What is being asked> The entries below should be quoted exactly, with no pictures carried over.

(Records with drawing code)

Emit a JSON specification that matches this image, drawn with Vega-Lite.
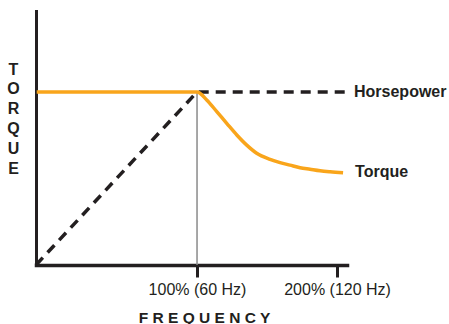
{
  "$schema": "https://vega.github.io/schema/vega-lite/v6.json",
  "width": 311,
  "height": 254,
  "autosize": "none",
  "padding": {"left": 36, "top": 11, "right": 102, "bottom": 59},
  "config": {"view": {"stroke": null}, "font": "Liberation Sans"},
  "encoding": {
    "x": {
      "field": "x", "type": "quantitative",
      "scale": {"domain": [-15, 207.1], "nice": false, "zero": false},
      "axis": {
        "values": [100, 200],
        "labelExpr": "datum.value == 100 ? '100% (60 Hz)' : '200% (120 Hz)'",
        "grid": false, "domainColor": "#231f20", "domainWidth": 3.5, "domainCap": "square",
        "tickColor": "#231f20", "tickWidth": 3, "tickSize": 12,
        "labelFontSize": 16, "labelColor": "#231f20", "labelPadding": 4, "labelFlush": false, "labelOverlap": false,
        "title": "F R E Q U E N C Y", "titleFontSize": 15.5, "titleFontWeight": "bold", "titleColor": "#231f20",
        "titleX": 168, "titleY": 52, "titleAlign": "center", "titleBaseline": "middle"
      }
    },
    "y": {
      "field": "y", "type": "quantitative",
      "scale": {"domain": [0, 100], "nice": false},
      "axis": {
        "ticks": false, "labels": false, "grid": false,
        "domainColor": "#231f20", "domainWidth": 3, "domainCap": "square",
        "title": ["T", "O", "R", "Q", "U", "E"], "titleAngle": 0, "titleFontSize": 16, "titleFontWeight": "bold",
        "titleLineHeight": 19.8, "titleX": -23, "titleY": 50, "titleAlign": "center", "titleBaseline": "top",
        "titleColor": "#231f20"
      }
    }
  },
  "layer": [
    {
      "data": {"values": [{"x": 100, "y": 0, "y2": 68.1}]},
      "mark": {"type": "rule", "color": "#8a8a8a", "strokeWidth": 1.5},
      "encoding": {"y2": {"field": "y2"}}
    },
    {
      "data": {"values": [
        {"x": -15, "y": 0},
        {"x": 100, "y": 68.1},
        {"x": 205.7, "y": 68.1}
      ]},
      "mark": {"type": "line", "color": "#231f20", "strokeWidth": 3.5, "strokeDash": [10, 7]},
      "encoding": {}
    },
    {
      "data": {"values": [
        {"x": -14.5, "y": 68.1},
        {"x": 100, "y": 68.1},
        {"x": 106.9, "y": 65.0},
        {"x": 114.1, "y": 60.4},
        {"x": 121.2, "y": 55.8},
        {"x": 128.4, "y": 51.2},
        {"x": 135.5, "y": 47.2},
        {"x": 142.6, "y": 44.0},
        {"x": 152.1, "y": 41.6},
        {"x": 159.3, "y": 40.3},
        {"x": 166.4, "y": 39.3},
        {"x": 173.6, "y": 38.3},
        {"x": 180.7, "y": 37.7},
        {"x": 187.9, "y": 37.1},
        {"x": 195.0, "y": 36.7},
        {"x": 204.3, "y": 36.3}
      ]},
      "mark": {"type": "line", "color": "#f9a51b", "strokeWidth": 3.5, "interpolate": "monotone"},
      "encoding": {}
    },
    {
      "data": {"values": [
        {"label": "Horsepower", "x": 212.1, "y": 68.1},
        {"label": "Torque", "x": 212.9, "y": 36.6}
      ]},
      "mark": {"type": "text", "align": "left", "baseline": "middle", "fontSize": 16, "fontWeight": "bold", "color": "#231f20"},
      "encoding": {"text": {"field": "label"}}
    }
  ]
}
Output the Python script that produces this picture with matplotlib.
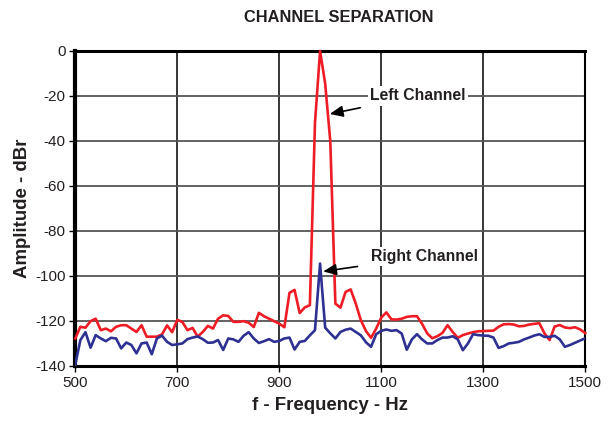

Result of this exercise>
Emit a JSON specification that matches this image, drawn with Vega-Lite.
{
  "$schema": "https://vega.github.io/schema/vega-lite/v6.json",
  "width": 311,
  "height": 254,
  "autosize": "none",
  "padding": {"left": 36, "top": 11, "right": 102, "bottom": 59},
  "config": {"view": {"stroke": null}, "font": "Liberation Sans"},
  "encoding": {
    "x": {
      "field": "x", "type": "quantitative",
      "scale": {"domain": [-15, 207.1], "nice": false, "zero": false},
      "axis": {
        "values": [100, 200],
        "labelExpr": "datum.value == 100 ? '100% (60 Hz)' : '200% (120 Hz)'",
        "grid": false, "domainColor": "#231f20", "domainWidth": 3.5, "domainCap": "square",
        "tickColor": "#231f20", "tickWidth": 3, "tickSize": 12,
        "labelFontSize": 16, "labelColor": "#231f20", "labelPadding": 4, "labelFlush": false, "labelOverlap": false,
        "title": "F R E Q U E N C Y", "titleFontSize": 15.5, "titleFontWeight": "bold", "titleColor": "#231f20",
        "titleX": 168, "titleY": 52, "titleAlign": "center", "titleBaseline": "middle"
      }
    },
    "y": {
      "field": "y", "type": "quantitative",
      "scale": {"domain": [0, 100], "nice": false},
      "axis": {
        "ticks": false, "labels": false, "grid": false,
        "domainColor": "#231f20", "domainWidth": 3, "domainCap": "square",
        "title": ["T", "O", "R", "Q", "U", "E"], "titleAngle": 0, "titleFontSize": 16, "titleFontWeight": "bold",
        "titleLineHeight": 19.8, "titleX": -23, "titleY": 50, "titleAlign": "center", "titleBaseline": "top",
        "titleColor": "#231f20"
      }
    }
  },
  "layer": [
    {
      "data": {"values": [{"x": 100, "y": 0, "y2": 68.1}]},
      "mark": {"type": "rule", "color": "#8a8a8a", "strokeWidth": 1.5},
      "encoding": {"y2": {"field": "y2"}}
    },
    {
      "data": {"values": [
        {"x": -15, "y": 0},
        {"x": 100, "y": 68.1},
        {"x": 205.7, "y": 68.1}
      ]},
      "mark": {"type": "line", "color": "#231f20", "strokeWidth": 3.5, "strokeDash": [10, 7]},
      "encoding": {}
    },
    {
      "data": {"values": [
        {"x": -14.5, "y": 68.1},
        {"x": 100, "y": 68.1},
        {"x": 106.9, "y": 65.0},
        {"x": 114.1, "y": 60.4},
        {"x": 121.2, "y": 55.8},
        {"x": 128.4, "y": 51.2},
        {"x": 135.5, "y": 47.2},
        {"x": 142.6, "y": 44.0},
        {"x": 152.1, "y": 41.6},
        {"x": 159.3, "y": 40.3},
        {"x": 166.4, "y": 39.3},
        {"x": 173.6, "y": 38.3},
        {"x": 180.7, "y": 37.7},
        {"x": 187.9, "y": 37.1},
        {"x": 195.0, "y": 36.7},
        {"x": 204.3, "y": 36.3}
      ]},
      "mark": {"type": "line", "color": "#f9a51b", "strokeWidth": 3.5, "interpolate": "monotone"},
      "encoding": {}
    },
    {
      "data": {"values": [
        {"label": "Horsepower", "x": 212.1, "y": 68.1},
        {"label": "Torque", "x": 212.9, "y": 36.6}
      ]},
      "mark": {"type": "text", "align": "left", "baseline": "middle", "fontSize": 16, "fontWeight": "bold", "color": "#231f20"},
      "encoding": {"text": {"field": "label"}}
    }
  ]
}
Output the Python script that produces this picture with matplotlib.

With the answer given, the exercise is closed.